Dataset excerpt:
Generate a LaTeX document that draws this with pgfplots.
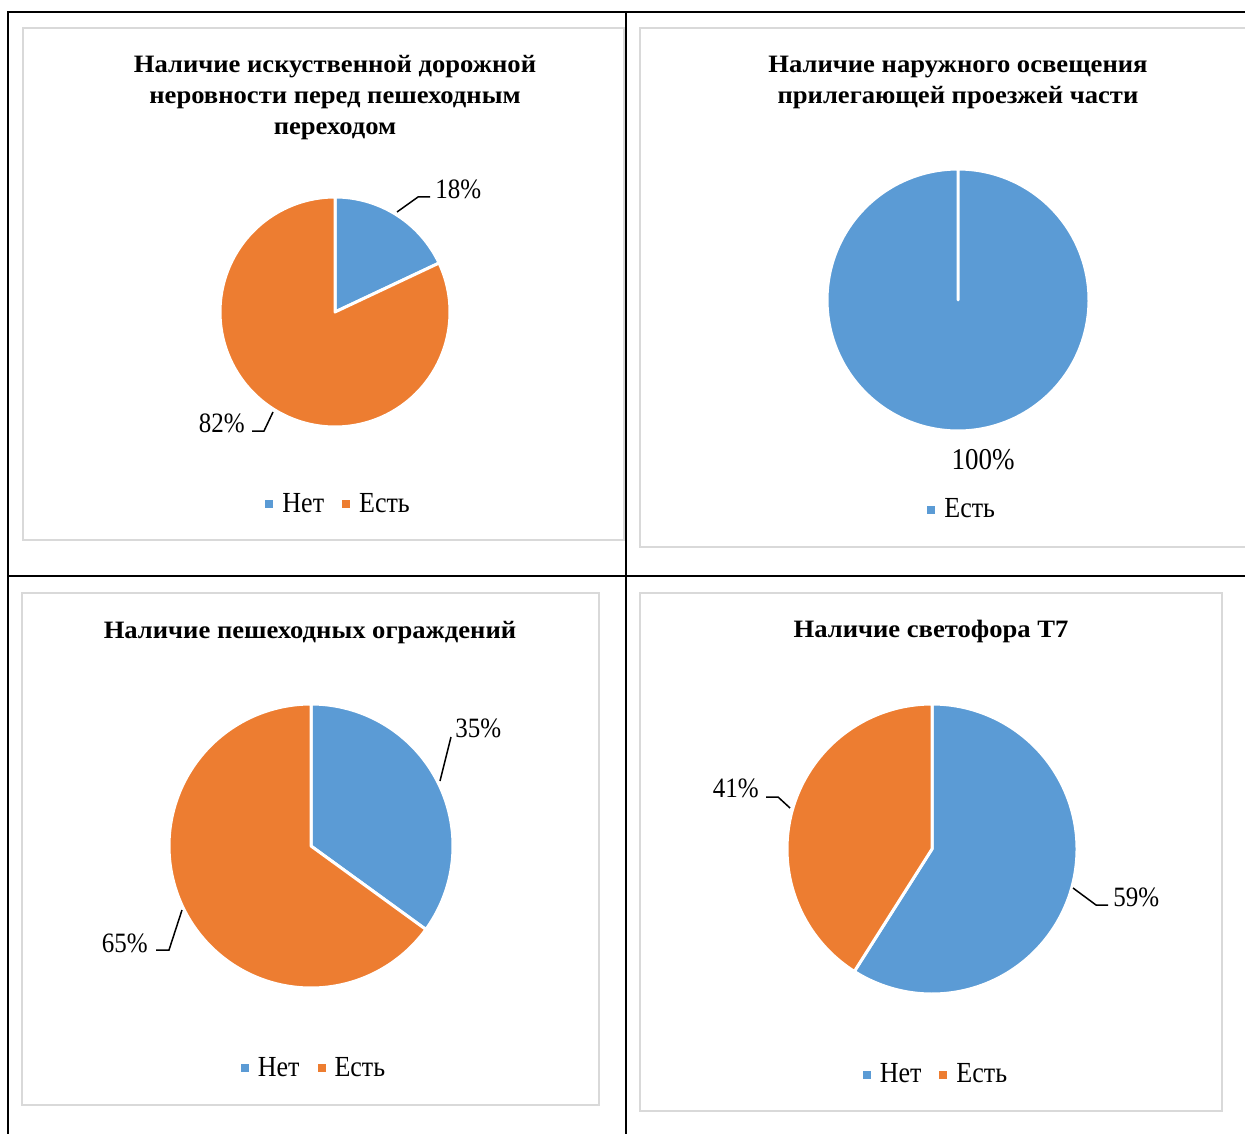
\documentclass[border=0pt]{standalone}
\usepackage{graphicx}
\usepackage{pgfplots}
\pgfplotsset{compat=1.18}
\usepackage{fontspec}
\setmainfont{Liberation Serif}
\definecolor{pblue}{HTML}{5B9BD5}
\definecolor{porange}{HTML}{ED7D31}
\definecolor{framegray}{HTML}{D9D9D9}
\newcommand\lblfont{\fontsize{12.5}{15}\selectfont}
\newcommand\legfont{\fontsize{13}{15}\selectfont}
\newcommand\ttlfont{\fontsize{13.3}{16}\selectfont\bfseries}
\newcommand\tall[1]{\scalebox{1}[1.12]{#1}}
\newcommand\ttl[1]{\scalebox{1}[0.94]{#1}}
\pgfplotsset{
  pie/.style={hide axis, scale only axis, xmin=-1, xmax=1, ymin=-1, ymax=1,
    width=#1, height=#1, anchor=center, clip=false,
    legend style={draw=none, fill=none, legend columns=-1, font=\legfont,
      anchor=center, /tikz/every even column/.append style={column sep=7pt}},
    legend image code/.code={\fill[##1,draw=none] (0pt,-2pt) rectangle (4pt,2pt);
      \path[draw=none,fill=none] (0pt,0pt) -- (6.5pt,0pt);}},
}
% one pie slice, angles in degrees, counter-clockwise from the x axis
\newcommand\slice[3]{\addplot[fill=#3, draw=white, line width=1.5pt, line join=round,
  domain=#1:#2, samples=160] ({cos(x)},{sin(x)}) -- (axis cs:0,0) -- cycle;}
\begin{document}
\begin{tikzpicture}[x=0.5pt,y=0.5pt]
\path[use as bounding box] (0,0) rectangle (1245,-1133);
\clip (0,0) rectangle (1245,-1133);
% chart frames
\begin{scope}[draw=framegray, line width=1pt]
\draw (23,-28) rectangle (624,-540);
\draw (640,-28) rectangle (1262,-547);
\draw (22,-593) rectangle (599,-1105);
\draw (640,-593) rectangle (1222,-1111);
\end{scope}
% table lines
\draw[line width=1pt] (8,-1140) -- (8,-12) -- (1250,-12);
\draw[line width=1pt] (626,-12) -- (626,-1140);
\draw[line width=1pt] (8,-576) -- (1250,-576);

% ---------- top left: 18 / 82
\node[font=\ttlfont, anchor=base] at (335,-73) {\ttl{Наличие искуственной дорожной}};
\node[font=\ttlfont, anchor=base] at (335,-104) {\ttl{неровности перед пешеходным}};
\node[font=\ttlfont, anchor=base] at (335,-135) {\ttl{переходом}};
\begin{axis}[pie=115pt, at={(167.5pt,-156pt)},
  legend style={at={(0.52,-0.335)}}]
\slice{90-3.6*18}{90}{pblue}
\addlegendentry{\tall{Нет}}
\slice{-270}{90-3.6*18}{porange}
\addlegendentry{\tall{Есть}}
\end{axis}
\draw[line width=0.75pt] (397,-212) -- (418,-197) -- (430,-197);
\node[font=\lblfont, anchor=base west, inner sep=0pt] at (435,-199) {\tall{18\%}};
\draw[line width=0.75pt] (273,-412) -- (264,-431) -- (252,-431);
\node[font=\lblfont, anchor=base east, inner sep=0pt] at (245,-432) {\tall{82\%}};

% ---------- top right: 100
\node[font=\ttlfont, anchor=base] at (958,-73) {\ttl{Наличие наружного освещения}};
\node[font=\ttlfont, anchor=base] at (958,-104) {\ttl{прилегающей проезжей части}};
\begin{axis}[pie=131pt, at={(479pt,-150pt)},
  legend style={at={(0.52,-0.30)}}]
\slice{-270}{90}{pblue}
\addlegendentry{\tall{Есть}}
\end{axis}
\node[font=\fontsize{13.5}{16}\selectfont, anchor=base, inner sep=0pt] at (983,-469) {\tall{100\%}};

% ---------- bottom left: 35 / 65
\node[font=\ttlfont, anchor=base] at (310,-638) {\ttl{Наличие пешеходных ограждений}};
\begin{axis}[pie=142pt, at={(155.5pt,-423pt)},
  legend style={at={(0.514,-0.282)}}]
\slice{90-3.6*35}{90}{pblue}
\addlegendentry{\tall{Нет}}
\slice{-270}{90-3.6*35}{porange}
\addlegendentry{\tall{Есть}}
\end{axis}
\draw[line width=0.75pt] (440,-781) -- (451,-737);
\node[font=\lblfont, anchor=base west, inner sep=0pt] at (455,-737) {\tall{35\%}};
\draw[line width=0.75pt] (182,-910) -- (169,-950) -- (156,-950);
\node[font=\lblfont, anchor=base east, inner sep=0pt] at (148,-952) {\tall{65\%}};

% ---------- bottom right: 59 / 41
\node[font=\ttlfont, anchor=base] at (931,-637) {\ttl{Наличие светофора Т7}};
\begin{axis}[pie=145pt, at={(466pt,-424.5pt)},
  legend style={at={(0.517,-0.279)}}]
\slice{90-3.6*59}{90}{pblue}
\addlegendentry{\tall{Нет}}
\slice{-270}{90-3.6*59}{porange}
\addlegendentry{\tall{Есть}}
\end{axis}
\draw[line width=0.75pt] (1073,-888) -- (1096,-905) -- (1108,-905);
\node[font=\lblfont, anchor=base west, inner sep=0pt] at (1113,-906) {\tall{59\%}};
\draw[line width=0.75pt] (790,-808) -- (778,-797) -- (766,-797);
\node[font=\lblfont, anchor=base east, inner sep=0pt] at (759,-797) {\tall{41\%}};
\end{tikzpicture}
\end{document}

Your task: Give again, exactly, the lines from the start of the data through the one holding "(8,-576) -- (1250,-576);"; omit the pictures.

Solution:
Generate a LaTeX document that draws this with pgfplots.
\documentclass[border=0pt]{standalone}
\usepackage{graphicx}
\usepackage{pgfplots}
\pgfplotsset{compat=1.18}
\usepackage{fontspec}
\setmainfont{Liberation Serif}
\definecolor{pblue}{HTML}{5B9BD5}
\definecolor{porange}{HTML}{ED7D31}
\definecolor{framegray}{HTML}{D9D9D9}
\newcommand\lblfont{\fontsize{12.5}{15}\selectfont}
\newcommand\legfont{\fontsize{13}{15}\selectfont}
\newcommand\ttlfont{\fontsize{13.3}{16}\selectfont\bfseries}
\newcommand\tall[1]{\scalebox{1}[1.12]{#1}}
\newcommand\ttl[1]{\scalebox{1}[0.94]{#1}}
\pgfplotsset{
  pie/.style={hide axis, scale only axis, xmin=-1, xmax=1, ymin=-1, ymax=1,
    width=#1, height=#1, anchor=center, clip=false,
    legend style={draw=none, fill=none, legend columns=-1, font=\legfont,
      anchor=center, /tikz/every even column/.append style={column sep=7pt}},
    legend image code/.code={\fill[##1,draw=none] (0pt,-2pt) rectangle (4pt,2pt);
      \path[draw=none,fill=none] (0pt,0pt) -- (6.5pt,0pt);}},
}
% one pie slice, angles in degrees, counter-clockwise from the x axis
\newcommand\slice[3]{\addplot[fill=#3, draw=white, line width=1.5pt, line join=round,
  domain=#1:#2, samples=160] ({cos(x)},{sin(x)}) -- (axis cs:0,0) -- cycle;}
\begin{document}
\begin{tikzpicture}[x=0.5pt,y=0.5pt]
\path[use as bounding box] (0,0) rectangle (1245,-1133);
\clip (0,0) rectangle (1245,-1133);
% chart frames
\begin{scope}[draw=framegray, line width=1pt]
\draw (23,-28) rectangle (624,-540);
\draw (640,-28) rectangle (1262,-547);
\draw (22,-593) rectangle (599,-1105);
\draw (640,-593) rectangle (1222,-1111);
\end{scope}
% table lines
\draw[line width=1pt] (8,-1140) -- (8,-12) -- (1250,-12);
\draw[line width=1pt] (626,-12) -- (626,-1140);
\draw[line width=1pt] (8,-576) -- (1250,-576);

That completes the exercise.